Тут я должен оговориться. При всех наших несогласиях и стычках я далек от того, чтобы осуждать старую эмиграцию. Мне довелось встречаться с людьми высокой культуры, еще в 1920-х годах бежавших или высланных из России, но понимающих наши проблемы. Одним из таких был Борис Литвинов, которого я замещал в качестве начальника Отдела культурных программ. Кажется, он родился уже во Франции, получил хорошее образование, свободно говорил на нескольких языках и в то же время был активным членом НТС. У меня с ним сложились самые добрые деловые и личные отношения. Он жаловался, что наша эмиграция принесла с собой советский дух подозрительности и недоброжелательства, и был отчасти прав. Но он понимал также, что в «третьей волне» карьеристов и прохиндеев было не больше, чем в первых двух дураков и антисемитов.
И все же единственно, с кем у меня завязались здесь дружеские отношения, была Юлия Вишневская (я был с ней знаком еще в Москве). Чистая душа с грязным диссидентским языком, она была ученицей, почитательницей и пассией Алика Есенина-Вольпина, со школьных лет принимала участие в диссидентских тусовках, вышла на площадь Пушкина с демонстрацией, требующей гласности на процессе Синявского и Даниэля, вступила в стычку с милицией. Попала в тюрьму, потом в психушку. На Либерти они тихо сидела в исследовательском отделе, где в основном работали западные ученые-советологи, и была в стороне от радиовещательных склок. Наверное, мы с Юлей были здесь наиболее близкими Галичу людьми, хотя дома у него за столом часто собирались большие компании. Мы были его почитателями, благодарными слушателями, т. е. осколками московской аудитории, которой ему так не хватало в эмиграции.
Иногда Галича приглашали петь в богатые дома старой эмиграции (не вся русская аристократия такси в Париже водила; была эмиграция Набокова и эмиграция Газданова). Приглашенная публика чинно сидела в креслах, держа в руках тексты песен, у некоторых — в немецких переводах. Галич смущался, пропускал слова и фразы, которые считал неприличными или непонятными для аудитории, и только дома за столом в компании расслаблялся и пел как Бог на душу положит.

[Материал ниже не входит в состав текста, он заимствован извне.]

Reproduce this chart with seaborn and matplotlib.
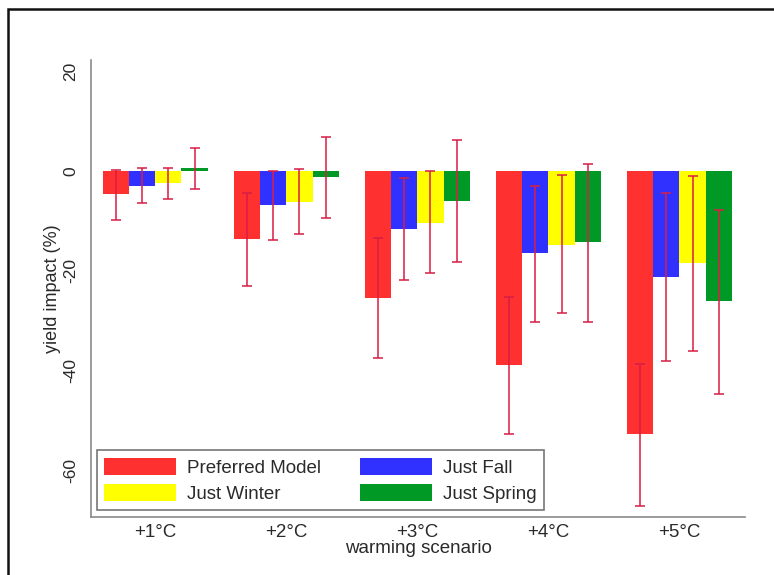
import numpy as np
import pandas as pd
import seaborn as sns
from matplotlib import pyplot as plt
from matplotlib.patches import Rectangle

scenarios = ["+1°C", "+2°C", "+3°C", "+4°C", "+5°C"]
series = ["Preferred Model", "Just Fall", "Just Winter", "Just Spring"]

pref = [-4.6, -13.6, -25.4, -38.8, -52.6]
pref_lo = [-9.8, -23.0, -37.4, -52.6, -67.0]
pref_hi = [0.2, -4.4, -13.4, -25.2, -38.6]

fall = [-3.0, -6.8, -11.6, -16.4, -21.2]
fall_lo = [-6.4, -13.8, -21.8, -30.2, -38.0]
fall_hi = [0.6, 0.0, -1.4, -3.0, -4.4]

winter = [-2.4, -6.2, -10.4, -14.8, -18.4]
winter_lo = [-5.6, -12.6, -20.4, -28.4, -36.0]
winter_hi = [0.6, 0.4, 0.0, -0.8, -1.0]

spring = [0.5, -1.3, -6.0, -14.2, -26.0]
spring_lo = [-3.6, -9.4, -18.2, -30.2, -44.6]
spring_hi = [4.6, 6.8, 6.2, 1.4, -7.8]

colors = ["#ff3030", "#3030ff", "#ffff00", "#009926"]
err_color = "#d81e45"

values = [pref, fall, winter, spring]
lows = [pref_lo, fall_lo, winter_lo, spring_lo]
highs = [pref_hi, fall_hi, winter_hi, spring_hi]

df = pd.DataFrame({
    "scenario": scenarios * 4,
    "model": np.repeat(series, 5),
    "impact": np.concatenate(values),
})

sns.set_style("white")
plt.rcParams["font.family"] = ["Liberation Sans", "DejaVu Sans"]

fig = plt.figure(figsize=(7.74, 5.75), dpi=100)
ax = fig.add_axes([0.1176, 0.1009, 0.8449, 0.7948])

sns.barplot(data=df, x="scenario", y="impact", hue="model", hue_order=series,
            order=scenarios, palette=colors, saturation=1, width=0.8,
            errorbar=None, ax=ax, linewidth=0, legend=False)

# error bars centred on each bar
for cont, lo, hi in zip(ax.containers, lows, highs):
    xs = [p.get_x() + p.get_width() / 2 for p in cont.patches]
    lo = np.array(lo)
    hi = np.array(hi)
    ax.errorbar(xs, (lo + hi) / 2, yerr=(hi - lo) / 2, fmt="none",
                ecolor=err_color, elinewidth=1.3, capsize=3.5, capthick=1.3,
                alpha=0.85, zorder=3)

ax.set_xlim(-0.49, 4.5)
ax.set_ylim(-69.2, 22.2)
ax.set_yticks([20, 0, -20, -40, -60])
ax.set_yticklabels(["20", "0", "-20", "-40", "-60"], rotation=90, va="center")

for s in ["top", "right"]:
    ax.spines[s].set_visible(False)
for s in ["left", "bottom"]:
    ax.spines[s].set_color("#8a8a8a")
    ax.spines[s].set_linewidth(1.2)

ax.tick_params(axis="y", length=5, color="#8a8a8a", labelsize=12.5, labelcolor="#2a2a2a", pad=4)
ax.tick_params(axis="x", length=0, labelsize=13.5, labelcolor="#2a2a2a", pad=5)

ax.set_xlabel("warming scenario", fontsize=13.5, color="#2a2a2a", labelpad=-1)
ax.set_ylabel("yield impact (%)", fontsize=13, color="#2a2a2a", labelpad=2)

handles = [Rectangle((0, 0), 1, 1, facecolor=colors[i], edgecolor="none") for i in [0, 2, 1, 3]]
labels = [series[i] for i in [0, 2, 1, 3]]
leg = ax.legend(handles, labels, ncol=2, loc="lower left", bbox_to_anchor=(0.009, 0.015),
                borderaxespad=0, fancybox=False, frameon=True, fontsize=13.5,
                handlelength=3.8, handleheight=1.05, handletextpad=0.6,
                columnspacing=2.1, labelspacing=0.35, borderpad=0.4)
leg.get_frame().set_edgecolor("#555555")
leg.get_frame().set_linewidth(1.2)
for t in leg.get_texts():
    t.set_color("#2a2a2a")

# outer frame of the original figure
fig.patches.append(Rectangle((8 / 774, -0.2), 1.5, 0.2 + 1 - 9 / 575,
                             transform=fig.transFigure, fill=False,
                             edgecolor="#111111", linewidth=1.8))

fig.savefig("out.png", dpi=100)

Его аудитория оставалась в Москве и была рассеяна по всему миру. Когда Галич в первый раз поехал на гастроли в Израиль, он вернулся в Мюнхен окрыленный: его выступления в разных городах там проходили на ура, в переполненных залах, при больших кассовых сборах. Он даже носился с идеей навсегда перебраться в Израиль. Но его вторая поездка туда большого успеха ему не принесла: импресарио заломили высокие цены на билеты, а у российских эмигрантов не было денег, чтобы еще раз послушать любимого барда.
Мне была не совсем понятна высокая должность Галича, специально для него созданная тогдашним умным начальством: Александр Аркадьевич как бы возглавлял отдел культурных программ при наличии его начальника Литвинова. Галич стал приглашать меня поработать на Либерти не только во время моих летних каникул, но и в зимнее время, как я понимаю, просто для компании и чтобы дать мне подработать.